Upon inspection of his visa allowing travel from Europe to America, Benjamin Clementine stumbled across five intriguing words: “an alien of extraordinary ability”. Those five words acted as the catalyst for Clementine’s second studio album, I Tell a Fly. Initially conceived as a theatrical play, this wildly unpredictable and dramatic record - informed by Clementine’s nomadic experiences and the current geopolitical climate - narrates the tale of two flies in love, exploring and learning about the world together before they part.

I Tell a Fly’s narrative device allows Clementine to emphatically embrace the avant-garde. Carefree and at points maniacal in nature, Clementine frenetically juxtaposes a plethora of musical motifs throughout the record. The blistering “God Save The Jungle” features spectral chanting upon a backdrop of baroque synthesisers. “Phantom of Aleppoville” screeches like a banshee before subduing itself to Clementine’s calls of “Billy the Bully”. Similarly, “Farewell Sonata”, moves from a soft introductory piano melody to chaos and dissonance underpinned by howling, flanged vocals.

On his Mercury Award-winning début, At Least For Now, Clementine showcased an unique ability to merge pop sensibilities with a sense of theatricality. “Better Sorry Than A Safe” continues this tradition, as Clementine merges an amplified theatricality with a stunning pop chorus of elegantly elongated vowels, as he sings, “bon voyage”. This merger however is a rare occurrence within I Tell a Fly, as Clementine for the most part shuns traditional pop song-writing structures.
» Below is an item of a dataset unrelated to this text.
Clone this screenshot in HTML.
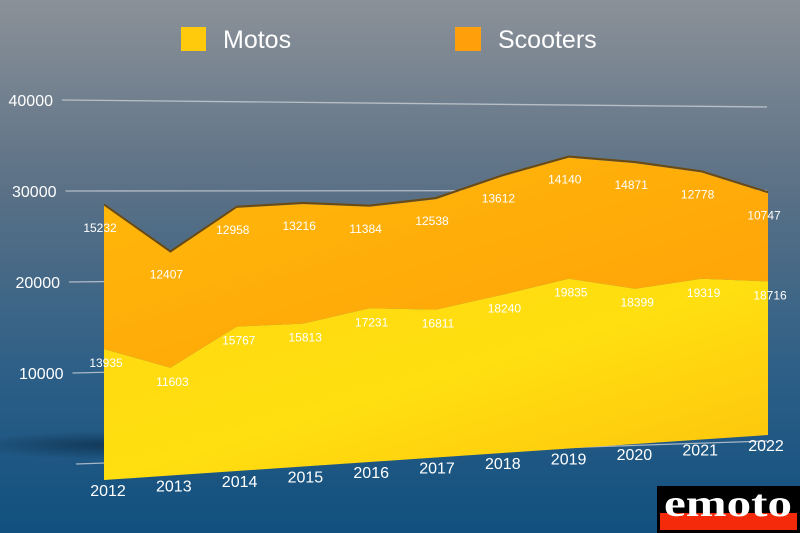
<!DOCTYPE html>
<html><head><meta charset="utf-8"><style>
body{margin:0;width:800px;height:533px;overflow:hidden;font-family:"Liberation Sans",sans-serif}
svg{display:block}
</style></head><body>
<svg id="chart" width="800" height="533" viewBox="0 0 800 533" xmlns="http://www.w3.org/2000/svg">
<defs>
<linearGradient id="bg" x1="0" y1="0" x2="0" y2="1">
<stop offset="0" stop-color="#8b9198"/><stop offset="0.35" stop-color="#5b7186"/><stop offset="0.7" stop-color="#2d5f87"/><stop offset="1" stop-color="#11507f"/>
</linearGradient>
<linearGradient id="gm" x1="0" y1="0" x2="1" y2="1"><stop offset="0" stop-color="#ffd80f"/><stop offset="0.5" stop-color="#ffdf10"/><stop offset="1" stop-color="#fec20c"/></linearGradient>
<linearGradient id="gs" x1="0" y1="0" x2="1" y2="1"><stop offset="0" stop-color="#ffb90a"/><stop offset="1" stop-color="#ffa008"/></linearGradient>
<radialGradient id="sh" cx="0.5" cy="0.5" r="0.5"><stop offset="0" stop-color="#0c2a45" stop-opacity="0.7"/><stop offset="1" stop-color="#0c2a45" stop-opacity="0"/></radialGradient>
</defs>
<rect width="800" height="533" fill="url(#bg)"/>
<ellipse cx="110" cy="445" rx="140" ry="14" fill="url(#sh)"/>
<g id="grid"></g>
<g id="areas"></g>
<g id="labels"></g>
<g>
<rect x="181" y="27" width="25" height="24" fill="#ffc90c"/>
<text x="223" y="48" font-size="25" fill="#fff">Motos</text>
<rect x="455" y="27" width="26" height="24" fill="#ffa00a"/>
<text x="498" y="48" font-size="25" fill="#fff">Scooters</text>
</g>
<g>
<rect x="657" y="486" width="143" height="47" fill="#000"/>
<rect x="660" y="513" width="137" height="17" fill="#f52a0a"/>
<text x="728" y="516" text-anchor="middle" font-family="Liberation Serif,serif" font-weight="bold" font-size="38" fill="#fff" textLength="128" lengthAdjust="spacingAndGlyphs">emoto</text>
</g>
</svg>
<script>
const years=['2012','2013','2014','2015','2016','2017','2018','2019','2020','2021','2022'];
const motos=[13935,11603,15767,15813,17231,16811,18240,19835,18399,19319,18716];
const scooters=[15232,12407,12958,13216,11384,12538,13612,14140,14871,12778,10747];
const yTicks=[0,10000,20000,30000,40000];
const NS='http://www.w3.org/2000/svg';
function xAt(i){return 104+i*66.4;}
function base(i){return 480-i*4.5;}
function scl(i){return 0.0094-i*0.00012;}
function yAt(i,v){return base(i)-v*scl(i);}
function mk(tag,attrs,parent){const e=document.createElementNS(NS,tag);for(const k in attrs)e.setAttribute(k,attrs[k]);parent.appendChild(e);return e;}
const grid=document.getElementById('grid'),areas=document.getElementById('areas'),labels=document.getElementById('labels');
function gy(v,side){return side?(441-v*0.00835):(464-v*0.0091);}
yTicks.forEach((t,k)=>{
  const yl=gy(t,0), yr=gy(t,1);
  const x1=76-k*3.5;
  const ln=mk('line',{x1:x1,y1:yl,x2:767,y2:yr,stroke:'#c9ced4','stroke-width':1.3,'stroke-opacity':0.8},grid);
  
  
  if(t>0){
    const tx=mk('text',{x:x1-9,y:yl+6,'text-anchor':'end','font-size':16,fill:'#fff'},grid);
    tx.textContent=String(t);
    
    
  }
});
const n=years.length;
const topPts=[],midPts=[],botPts=[];
for(let i=0;i<n;i++){topPts.push([xAt(i),yAt(i,motos[i]+scooters[i])]);midPts.push([xAt(i),yAt(i,motos[i])]);botPts.push([xAt(i),base(i)]);}
const pts=a=>a.map(p=>p[0].toFixed(1)+','+p[1].toFixed(1)).join(' ');
const edge=mk('polyline',{points:pts(topPts.map(p=>[p[0],p[1]-1.2])),fill:'none',stroke:'#6b4a12','stroke-width':2},areas);


const sa=mk('polygon',{points:pts(topPts)+' '+pts(midPts.slice().reverse()),fill:'url(#gs)'},areas);


const ma=mk('polygon',{points:pts(midPts)+' '+pts(botPts.slice().reverse()),fill:'url(#gm)'},areas);


for(let i=0;i<n;i++){
  const t1=mk('text',{x:xAt(i)-4,y:topPts[i][1]+26,'text-anchor':'middle','font-size':12,fill:'#fff'},labels);
  t1.textContent=String(scooters[i]);
  
  
  const t2=mk('text',{x:xAt(i)+2,y:midPts[i][1]+18,'text-anchor':'middle','font-size':12,fill:'#fff'},labels);
  t2.textContent=String(motos[i]);
  
  
  const t3=mk('text',{x:xAt(i)+4-i*0.6,y:base(i)+16,'text-anchor':'middle','font-size':16,fill:'#fff'},labels);
  t3.textContent=years[i];
  
  
}
</script>
</body></html>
By shunning traditional pop structures, Clementine has created a record that is both expansive and labyrinthine. The record’s expansive nature allows tracks to move freely between genres as Clementine explores exciting and previously uncharted (for the singer-songwriter) sonic territories. The record’s creative zenith, the disconcerting “One Awkward Fish”, for example, finds Clementine experimenting with dislocated motorik beats and doom-laden basslines, which are highly reminiscent of David Bowie’s “Blackstar”.
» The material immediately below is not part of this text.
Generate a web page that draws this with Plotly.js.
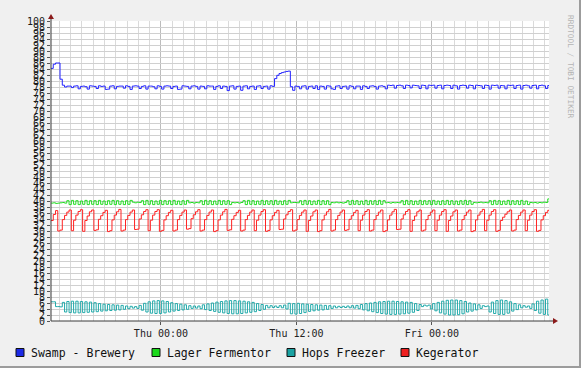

So seldom does Clementine flirt with traditional song-writing on I Tell a Fly that when it does emerge, it feels peculiar and somewhat quaint. “Jupiter”, which reflects on Clementine's time in America, marks one of the record’s more conventional moments, along with “By the Ports of Europe”. The latter, masked by a jaunty melody, serves as an ode to Clementine digesting the news and its portrayal of newscasters and their subjects (“Thief whispers to princess / Should we leave or should we stay?”).

Although I Tell a Fly is a record of stylistic undulations, Clementine’s vocal performance acts as the breath-taking, emotive constant. His voice - an instrument in its own right - is pertinently the appropriate medium to carry the higher thematic elements of I Tell A Fly, which touches on many current world horrors. “Paris Cor Blimey” - with its play on the word “pen” - tackles French nationalism; “God Save the Jungle”, a scathing missive to England, is undeniably referential of the Calais migrant camp; and “Phantom of Aleppoville” alludes to the trauma of war, displacement and childhood bullying.

In a recent interview with The Guardian, Clementine joked, “I don’t think the new album will sell like the last one - sorry!” When listening to the record, it is clearly evident that I Tell a Fly has not been designed to replicate the sales figures of his début. Nor has it been created to placate any desires for a sonically similar follow-up. It does however act as an instrument for Clementine to scratch an intense creative itch.

With that in mind, there lies the conflict when discussing the strengths and weaknesses of I Tell A Fly. Clementine interpolates poetry by Joyce Kilmer (“Ode From Joyce”), studies on childhood bullying and even “Over the Rainbow” (on the beautiful ballad “Quintessence”) throughout the record to bring to life many of the higher themes on I Tell a Fly. However, such references could easily be perceived as highfalutin and delineates an intellectual void between audience and creator. Like members of an audience in a grand theatre, we only gaze at Clementine’s mad brilliance from a distance. This distance between audience and creator proves to be I Tell a Fly’s greatest weakness, as a tangible intimacy is somewhat lost through its flight of ideas.

Although so much has been written of Clementine, like many of the great artists, he perpetually exudes an otherworldliness. He is a rare talent that we must cherish and allow to scratch what ever creative itch he wishes to. With I Tell a Fly, Clementine proves he is indeed an artist of extraordinary ability.